Compassion
It takes a lot of time and a lot of effort to do what i did. But it's not a big mystery or a situation where you never know if you're ready for the tests.
At some point, hopefully in your 1st semester of tough science/math, you will discover the level of effort that lets you LEARN enough to make A's on TESTS, which should become the focal points of your life. You start to schedule [mostly, postpone/cancel] everything else in your life that doesn't help you get A's on all those tests. Time management is the whole thing. You are shooting for 3.5 science.

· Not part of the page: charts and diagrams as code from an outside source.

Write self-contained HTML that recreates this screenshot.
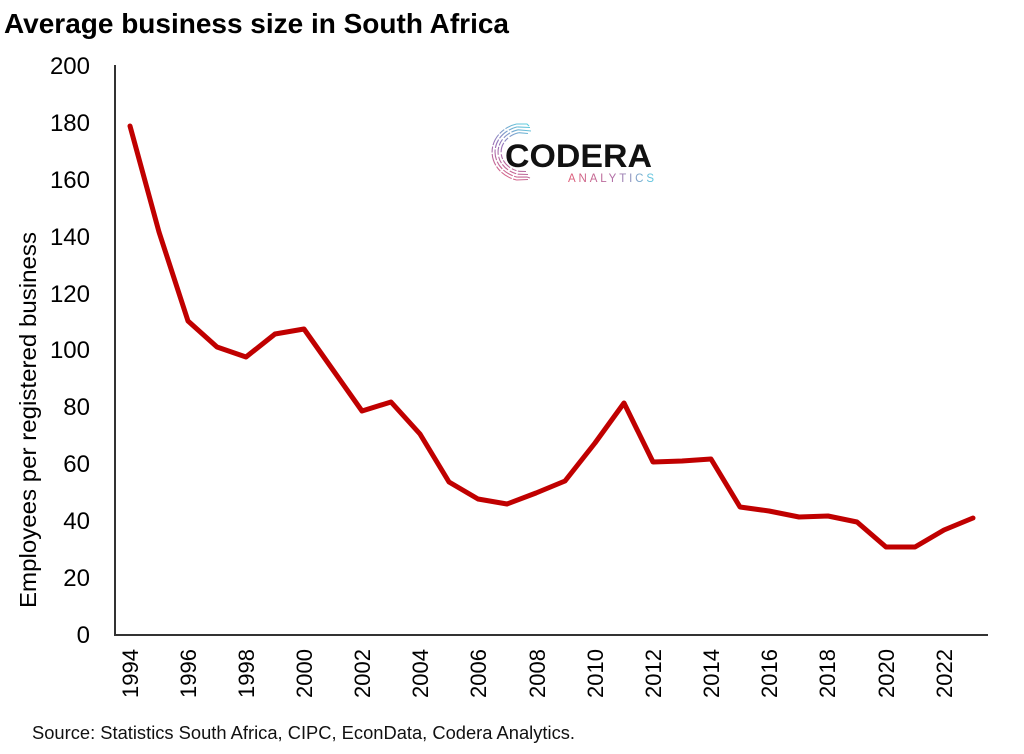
<!DOCTYPE html>
<html>
<head>
<meta charset="utf-8">
<style>
html,body{margin:0;padding:0;background:#fff;}
svg{display:block;}
text{font-family:"Liberation Sans",sans-serif;}
</style>
</head>
<body>
<svg width="1024" height="754" viewBox="0 0 1024 754" xmlns="http://www.w3.org/2000/svg">
<defs>
<linearGradient id="lg" gradientUnits="userSpaceOnUse" x1="568" y1="0" x2="653" y2="0">
<stop offset="0" stop-color="#e0607a"/>
<stop offset="0.55" stop-color="#b070a8"/>
<stop offset="1" stop-color="#60c8e0"/>
</linearGradient>
<linearGradient id="ag" gradientUnits="userSpaceOnUse" x1="500" y1="182" x2="528" y2="124">
<stop offset="0" stop-color="#e8607a"/>
<stop offset="0.5" stop-color="#9a70b8"/>
<stop offset="1" stop-color="#5cd0e0"/>
</linearGradient>
</defs>
<rect width="1024" height="754" fill="#fff"/>

<!-- Title -->
<text x="4" y="33" font-size="28" font-weight="bold" fill="#000" textLength="505" lengthAdjust="spacingAndGlyphs">Average business size in South Africa</text>

<!-- Axes -->
<line x1="115" y1="65" x2="115" y2="635" stroke="#333" stroke-width="2"/>
<line x1="114" y1="635" x2="988" y2="635" stroke="#333" stroke-width="2"/>

<!-- Y tick labels -->
<g font-size="24" fill="#000" text-anchor="end">
<text x="90" y="74">200</text>
<text x="90" y="131">180</text>
<text x="90" y="188">160</text>
<text x="90" y="245">140</text>
<text x="90" y="302">120</text>
<text x="90" y="358">100</text>
<text x="90" y="415">80</text>
<text x="90" y="472">60</text>
<text x="90" y="529">40</text>
<text x="90" y="586">20</text>
<text x="90" y="643">0</text>
</g>

<!-- Y axis title -->
<text transform="translate(36,608) rotate(-90)" font-size="23" fill="#000" textLength="376" lengthAdjust="spacingAndGlyphs">Employees per registered business</text>

<!-- X tick labels -->
<g font-size="22" fill="#000" text-anchor="end">
<text transform="translate(138,649) rotate(-90)">1994</text>
<text transform="translate(196,649) rotate(-90)">1996</text>
<text transform="translate(254,649) rotate(-90)">1998</text>
<text transform="translate(312,649) rotate(-90)">2000</text>
<text transform="translate(370,649) rotate(-90)">2002</text>
<text transform="translate(428,649) rotate(-90)">2004</text>
<text transform="translate(486,649) rotate(-90)">2006</text>
<text transform="translate(545,649) rotate(-90)">2008</text>
<text transform="translate(603,649) rotate(-90)">2010</text>
<text transform="translate(661,649) rotate(-90)">2012</text>
<text transform="translate(719,649) rotate(-90)">2014</text>
<text transform="translate(777,649) rotate(-90)">2016</text>
<text transform="translate(835,649) rotate(-90)">2018</text>
<text transform="translate(894,649) rotate(-90)">2020</text>
<text transform="translate(952,649) rotate(-90)">2022</text>
</g>

<!-- Series -->
<polyline fill="none" stroke="#c00000" stroke-width="5" stroke-linejoin="round" stroke-linecap="round"
points="130,126 159,232 188,321 217,347 246,357 275,334 304,329 333,370 362,411 391,402 420,434 449,482 478,499 507,504 536,493 565,481 595,443 624,403 653,462 682,461 711,459 740,507 769,511 799,517 828,516 857,522 886,547 915,547 944,530 973,518"/>

<!-- Logo arcs -->
<g fill="none" stroke="url(#ag)" stroke-width="1.1">
<path d="M 516.5 124 A 33 29 0 0 0 516.5 180" stroke-dasharray="12 1.5 6 1.5"/>
<path d="M 517.2 126.9 A 30 26 0 0 0 517.2 177.1" stroke-dasharray="9 1.5 11 1.5"/>
<path d="M 518 129.8 A 27 23 0 0 0 518 174.2" stroke-dasharray="7 1.5 8 2"/>
<path d="M 518.8 132.7 A 24 20 0 0 0 518.8 171.3" stroke-dasharray="10 2 5 1.5"/>
<path d="M 516.5 124 L 527 124 L 529 126"/>
<path d="M 517.2 126.9 L 530 127.5"/>
<path d="M 518 129.8 L 526 130.5 L 531 131"/>
<path d="M 518.8 132.7 L 528 133.5"/>
<path d="M 516.5 180 L 528 179.5"/>
<path d="M 517.2 177.1 L 527 177 L 530 178"/>
<path d="M 518 174.2 L 528 174.5"/>
<path d="M 518.8 171.3 L 526 171.5"/>
</g>
<text x="505" y="167" font-size="32" font-weight="bold" fill="#111" textLength="147" lengthAdjust="spacingAndGlyphs">CODERA</text>
<text x="568" y="182" font-size="11.5" fill="url(#lg)" textLength="86" lengthAdjust="spacing">ANALYTICS</text>

<!-- Source -->
<text x="32" y="739" font-size="18" fill="#111" textLength="543" lengthAdjust="spacingAndGlyphs">Source: Statistics South Africa, CIPC, EconData, Codera Analytics.</text>
</svg>
</body>
</html>
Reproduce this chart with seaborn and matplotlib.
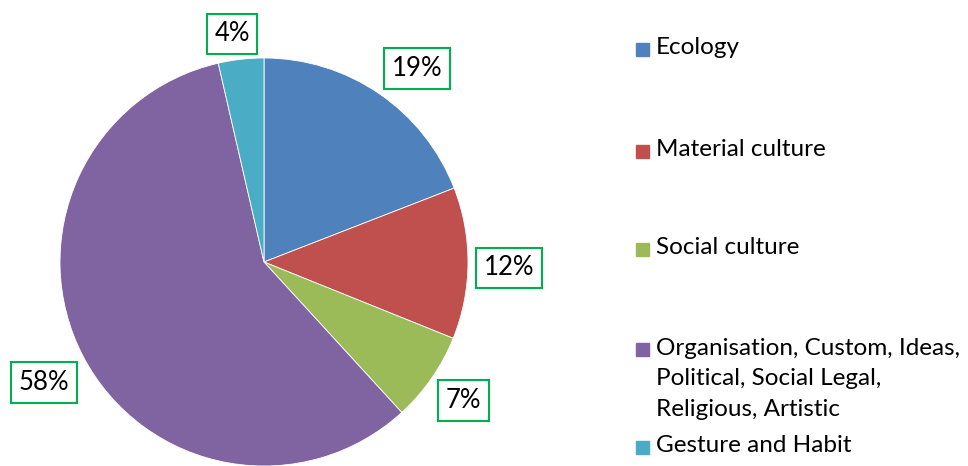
import matplotlib
matplotlib.use("Agg")
import matplotlib.pyplot as plt
import matplotlib.patches as mpatches
import seaborn as sns
import numpy as np

categories = ["Ecology", "Material culture", "Social culture",
              "Organisation, Custom, Ideas,\nPolitical, Social Legal,\nReligious, Artistic",
              "Gesture and Habit"]
shares = [19.1, 12.0, 7.1, 58.2, 3.6]
colors = ["#4F81BD", "#C0504D", "#9BBB59", "#8064A2", "#4BACC6"]

sns.set_theme(style="white")
plt.rcParams['font.family'] = ['Lato', 'DejaVu Sans']

W, H = 968, 466
fig = plt.figure(figsize=(W / 100, H / 100), dpi=100)

# pie axes: center (264, 262) px, radius 204 px
cx, cy, r = 264, 262, 204
ax = fig.add_axes([(cx - r) / W, (H - cy - r) / H, 2 * r / W, 2 * r / H])

wedges, _ = ax.pie(shares, colors=sns.color_palette(colors), startangle=90,
                   counterclock=False, radius=1,
                   wedgeprops=dict(edgecolor="white", linewidth=0.6))
ax.set_xlim(-1, 1)
ax.set_ylim(-1, 1)
ax.set_aspect("equal")
ax.axis("off")

# data labels outside the slices in green-edged boxes
label_dist = [1.21, 1.2, 1.19, 1.23, 1.13]
label_turn = [-4, -1, 0, 1, 1.5]
for w, v, d, t in zip(wedges, shares, label_dist, label_turn):
    ang = np.deg2rad((w.theta1 + w.theta2) / 2 + t)
    ax.text(d * np.cos(ang), d * np.sin(ang), f"{v:.0f}%", ha="center", va="center",
            fontsize=18.5, color="black", clip_on=False,
            bbox=dict(boxstyle="square,pad=0.3", fc="white", ec="#00B050", lw=1.5))

# legend, placed manually like the Excel layout
legend_y = [49, 151, 249, 349, 447]
for name, c, y in zip(categories, colors, legend_y):
    fig.patches.append(mpatches.Rectangle((636 / W, (H - y - 6.5) / H), 13 / W, 13 / H,
                                          transform=fig.transFigure, color=c))
    if "\n" in name:
        fig.text(656 / W, (H - y + 11) / H, name, ha="left", va="top",
                 fontsize=17.5, color="black", linespacing=1.55)
    else:
        fig.text(656 / W, (H - y + 1) / H, name, ha="left", va="center",
                 fontsize=17.5, color="black")

fig.savefig("out.png", dpi=100)
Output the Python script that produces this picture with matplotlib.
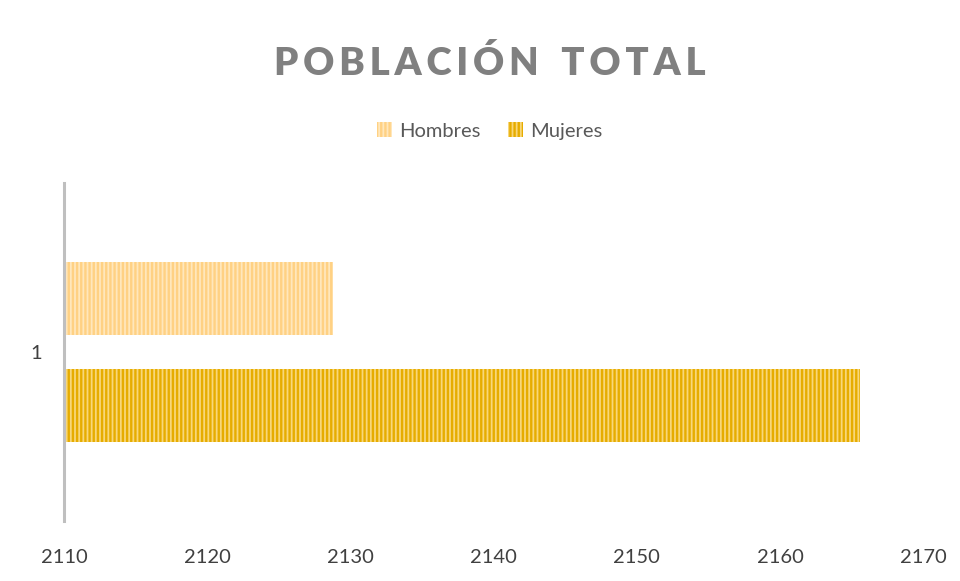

For sure the level of effort is way, WAY higher than almost all your classmates. That's why 80-90% of the test questions will seem easy to you, the rest you can predict pretty well before your get your grade back. Okay I guessed on 3 questions, i think i will miss 2 of those, my grade is either ___ or ___ (say, 91 or 94...) and again, most of your classmates will be shocked to hear you even talk like that, much less be right.
A big reason why i tested out of college algebra [and actually knew less than 50% of it] is that these are 13th-grade classes. Where you're surrounded by 18/19-yr-old kids whose mommys are making them "take some college classes". Look in a fall class schedule. It funnels down, from 22 college Alg sections to 12 Int Alg sections to 4 Trig classes to 2 Calc classes.
That's the drop-off in a state school. Similar deal for Intro to Chem, Chem1, Chem2, Org1, Org2. If you can skip Intro (chm1025) and go straight into chm1045, like i did, that will help get you out of the sea of slackers. Those kids are very cool for 2 to 4 years, and then will make literally millions less $$ than you over the rest of their lifetime.